Congress to Block Obama’s Proposed Cuts to Anti-Terror Funding
Congress is moving towards passing a Homeland Security budget that will restore $270 million in funds for the Urban Area Security Initiative in the 2017 budget, back to the 2016 funding level of $600 million, Senator Chuck Schumer announced on Thursday.
Since February, Schumer fought against President Barack Obama’s proposed 2017 budget — which reduces funding to the Urban Area Security Initiative (UASI), which helps cities to prevent, mitigate, respond to, and recover from acts of terrorism, from $600 million in 2016 to $330 million in 2017 — calling it a “punch in the gut” to local law enforcement on anti-terror missions.
Schumer’s criticism was rejected by the White House as hypocrisy. Press Secretary Josh Earnest charged that Schumer has lost his credibility on the issue after voting against the Iran nuclear deal. “Senator Schumer’s credibility in talking about national security issues — particularly when the facts are as they are when it relates to homeland security — have to be affected by the position that he’s taken on other issues,” Earnest told reporters at the time. “Senator Schumer is somebody that came out and opposed the international agreement to prevent Iran from obtaining a nuclear weapon. He was wrong about that position. And most Democrats agreed — disagreed with him in taking that position.And when people look at the facts here when it comes to funding for homeland security, they’ll recognize that he’s wrong this time, too.”

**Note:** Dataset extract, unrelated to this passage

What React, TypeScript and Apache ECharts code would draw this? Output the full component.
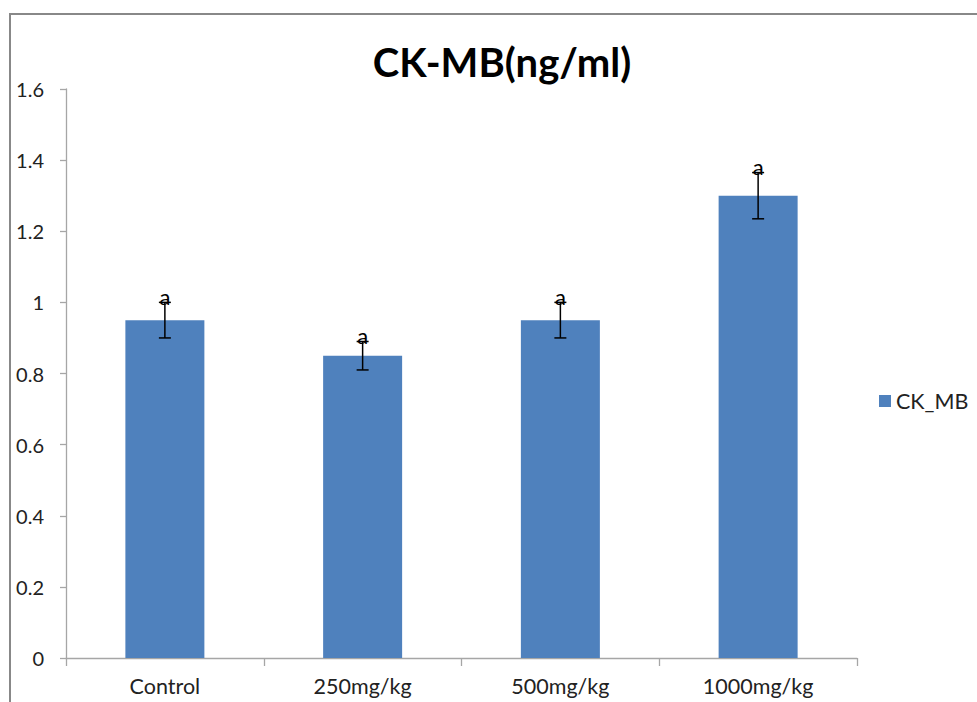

On Thursday, ahead of a vote by the Senate’s Appropriations Committee, Schumer took a subtle swipe at the White House. “From the moment these ill-advised cuts were proposed, we earnestly worked to overturn them,” Schumer said in a statement. “We successfully pushed to fully fund the vital anti-terror programs, like UASI, that help keep New York City safe in an era of rising and mutating terror threats.”

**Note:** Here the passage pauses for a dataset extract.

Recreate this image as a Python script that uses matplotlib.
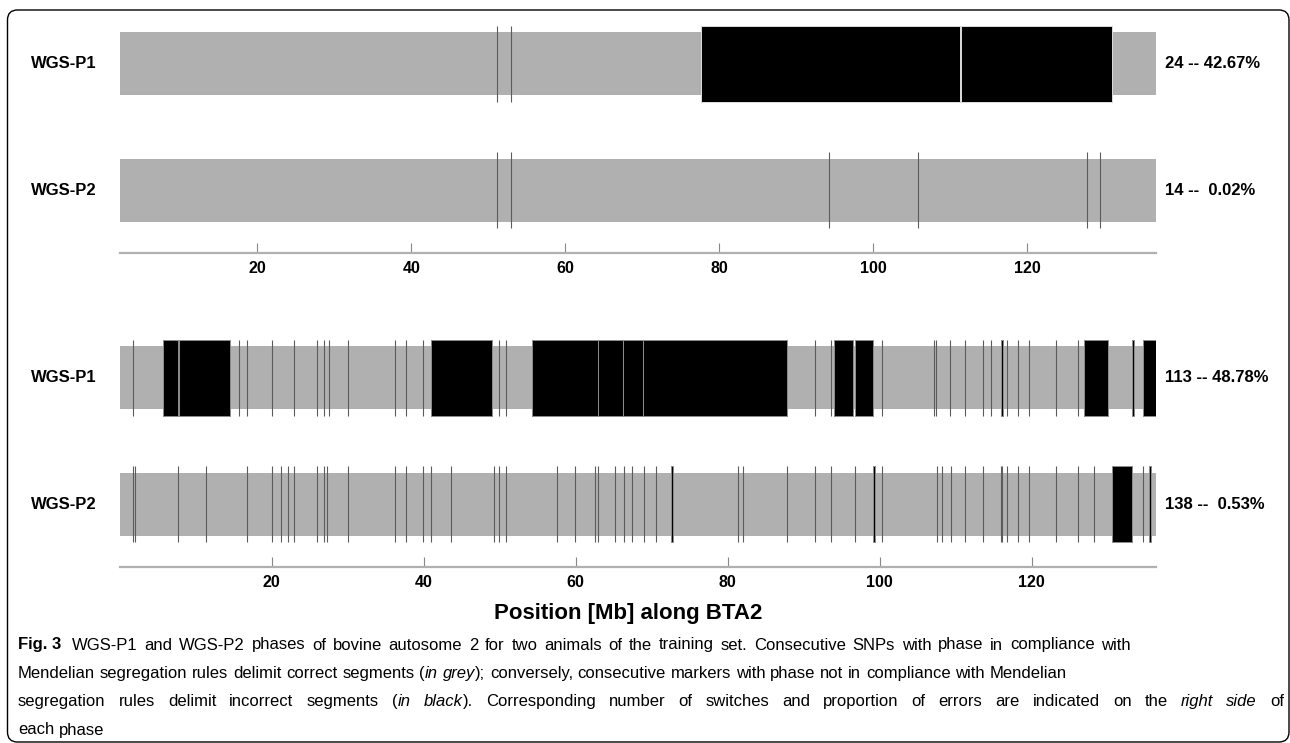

“UASI is the cornerstone of effective preparedness and prevention against terror attacks and in an era of rising terror threats, our support for anti-terror programs should not be falling. With this increase in funds, the NYPD can continue to do all it does to keep New Yorkers safe and secure,” he added.

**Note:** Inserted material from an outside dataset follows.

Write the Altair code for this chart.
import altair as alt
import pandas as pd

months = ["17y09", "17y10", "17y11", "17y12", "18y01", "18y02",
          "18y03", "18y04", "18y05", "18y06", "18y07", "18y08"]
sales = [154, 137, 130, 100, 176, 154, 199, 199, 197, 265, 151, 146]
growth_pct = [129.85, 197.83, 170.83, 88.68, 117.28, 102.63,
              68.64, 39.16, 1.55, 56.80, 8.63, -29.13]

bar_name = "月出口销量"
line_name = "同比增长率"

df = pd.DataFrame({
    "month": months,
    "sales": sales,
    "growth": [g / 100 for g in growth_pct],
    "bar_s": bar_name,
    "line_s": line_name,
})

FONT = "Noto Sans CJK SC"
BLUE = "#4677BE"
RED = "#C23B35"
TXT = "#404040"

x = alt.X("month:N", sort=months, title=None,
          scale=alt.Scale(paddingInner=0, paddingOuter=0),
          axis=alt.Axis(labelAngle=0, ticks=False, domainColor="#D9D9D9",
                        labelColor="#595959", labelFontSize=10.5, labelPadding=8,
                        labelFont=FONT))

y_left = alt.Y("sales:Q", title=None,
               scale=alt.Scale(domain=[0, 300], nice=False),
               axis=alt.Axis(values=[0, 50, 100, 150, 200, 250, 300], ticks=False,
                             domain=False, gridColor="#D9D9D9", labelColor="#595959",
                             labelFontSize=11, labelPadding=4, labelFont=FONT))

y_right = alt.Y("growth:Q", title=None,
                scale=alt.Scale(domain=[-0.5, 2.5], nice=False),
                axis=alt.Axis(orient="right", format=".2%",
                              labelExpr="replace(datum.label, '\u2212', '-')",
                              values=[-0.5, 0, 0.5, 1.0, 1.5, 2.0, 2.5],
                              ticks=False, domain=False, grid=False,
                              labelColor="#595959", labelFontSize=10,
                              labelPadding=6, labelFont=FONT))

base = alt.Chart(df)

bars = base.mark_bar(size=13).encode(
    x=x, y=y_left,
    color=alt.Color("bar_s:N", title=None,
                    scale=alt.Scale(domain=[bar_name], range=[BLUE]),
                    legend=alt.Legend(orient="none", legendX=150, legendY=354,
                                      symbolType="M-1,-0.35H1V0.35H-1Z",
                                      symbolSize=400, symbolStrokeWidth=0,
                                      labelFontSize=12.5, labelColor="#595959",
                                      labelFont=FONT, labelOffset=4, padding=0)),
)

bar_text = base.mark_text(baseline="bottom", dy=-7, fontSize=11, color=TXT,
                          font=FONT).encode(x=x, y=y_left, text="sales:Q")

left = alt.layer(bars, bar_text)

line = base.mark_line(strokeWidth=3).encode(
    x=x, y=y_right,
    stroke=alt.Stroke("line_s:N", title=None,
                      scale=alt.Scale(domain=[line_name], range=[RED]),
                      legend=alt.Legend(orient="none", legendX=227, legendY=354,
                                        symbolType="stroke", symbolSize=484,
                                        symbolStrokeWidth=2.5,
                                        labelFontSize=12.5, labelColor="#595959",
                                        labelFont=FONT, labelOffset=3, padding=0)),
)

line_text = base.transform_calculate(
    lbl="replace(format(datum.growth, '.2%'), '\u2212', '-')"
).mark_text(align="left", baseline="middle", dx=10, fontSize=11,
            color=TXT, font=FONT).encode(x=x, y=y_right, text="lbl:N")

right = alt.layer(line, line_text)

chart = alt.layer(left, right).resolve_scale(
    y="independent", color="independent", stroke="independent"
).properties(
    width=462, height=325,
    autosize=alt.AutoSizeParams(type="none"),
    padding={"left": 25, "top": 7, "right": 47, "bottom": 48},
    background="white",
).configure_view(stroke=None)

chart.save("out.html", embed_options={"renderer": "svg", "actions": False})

New York City Mayor Bill de Blasio, in a statement, thanked the Senate Committee on Appropriations “for taking a strong first step toward restoring essential anti-terror funding.”
“New York City is one of the world’s top terror targets, and the Urban Area Security Initiative plays a vital role in ensuring our residents are safe and prepared for any dangers that arise,” said de Blasio. “In the wake of recent events, we know anti-terror funding is more critical than ever. From our police officers to our firefighters, we are indebted to the hardworking men and women who protect our city each day – and we must protect the initiatives that fund their essential work.”